The standard library includes a function ungetch that provides one character of pushback; we will discuss it in Chapter 7. We have used an array for the pushback, rather than a single character, to illustrate a more general approach.

Exercise 4-3. Given the basic framework, it's straightforward to extend the calculator. Add the modulus (%) operator and provisions for negative numbers.

Exercise 4-4. Add the commands to print the top elements of the stack without popping, to duplicate it, and to swap the top two elements. Add a command to clear the stack.

Exercise 4-5. Add access to library functions like sin, exp, and pow. See <math.h> in Appendix B, Section 4.

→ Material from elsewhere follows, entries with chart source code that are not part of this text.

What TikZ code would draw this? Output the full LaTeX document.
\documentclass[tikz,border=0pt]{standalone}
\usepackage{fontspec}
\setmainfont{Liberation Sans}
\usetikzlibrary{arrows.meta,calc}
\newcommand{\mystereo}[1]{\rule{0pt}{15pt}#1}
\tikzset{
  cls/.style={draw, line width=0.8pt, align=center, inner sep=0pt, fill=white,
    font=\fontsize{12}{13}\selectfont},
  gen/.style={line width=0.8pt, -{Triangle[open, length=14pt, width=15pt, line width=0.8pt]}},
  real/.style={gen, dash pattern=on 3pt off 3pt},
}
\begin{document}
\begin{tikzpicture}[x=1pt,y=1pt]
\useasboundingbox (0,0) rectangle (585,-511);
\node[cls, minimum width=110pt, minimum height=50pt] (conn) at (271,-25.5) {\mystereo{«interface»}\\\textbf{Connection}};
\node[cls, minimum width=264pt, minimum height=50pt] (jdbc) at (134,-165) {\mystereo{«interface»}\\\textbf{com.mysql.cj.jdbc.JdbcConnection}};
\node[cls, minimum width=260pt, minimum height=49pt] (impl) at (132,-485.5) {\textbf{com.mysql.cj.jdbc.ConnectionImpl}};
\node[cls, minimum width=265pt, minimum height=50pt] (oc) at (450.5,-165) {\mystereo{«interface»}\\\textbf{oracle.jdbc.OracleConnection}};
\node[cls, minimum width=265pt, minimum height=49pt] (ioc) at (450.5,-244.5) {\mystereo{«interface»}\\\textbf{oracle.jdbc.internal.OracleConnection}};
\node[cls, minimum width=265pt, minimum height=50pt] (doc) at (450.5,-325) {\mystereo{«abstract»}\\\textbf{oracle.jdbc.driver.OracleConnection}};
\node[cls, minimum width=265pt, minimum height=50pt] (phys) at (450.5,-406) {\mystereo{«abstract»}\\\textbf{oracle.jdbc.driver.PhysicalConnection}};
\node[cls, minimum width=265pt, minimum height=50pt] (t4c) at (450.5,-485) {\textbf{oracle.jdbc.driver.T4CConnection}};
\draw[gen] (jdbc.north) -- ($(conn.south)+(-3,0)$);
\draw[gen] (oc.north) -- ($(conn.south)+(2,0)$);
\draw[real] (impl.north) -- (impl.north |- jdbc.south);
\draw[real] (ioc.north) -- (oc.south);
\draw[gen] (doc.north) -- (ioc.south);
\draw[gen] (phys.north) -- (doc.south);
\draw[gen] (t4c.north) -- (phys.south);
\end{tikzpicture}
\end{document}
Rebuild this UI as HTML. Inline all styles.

Exercise 4-6. Add commands for handling variables. (It's easy to provide twenty-six variables with single-letter names.) Add a variable for the most recently printed value.

Exercise 4-7. Write a routine ungets(s) that will push back an entire string onto the input. Should ungets know about buf and bufp, or should it just use ungetch?

Exercise 4-8. Suppose that there will never be more than one character of pushback. Modify getch and ungetch accordingly.

Exercise 4-9. Our getch and ungetch do not handle a pushed-back EOF correctly. Decide what their properties ought to be if an EOF is pushed back, then implement your design.

Exercise 4-10. An alternate organization uses getline to read an entire input line; this makes getch and ungetch unnecessary. Revise the calculator to use this approach.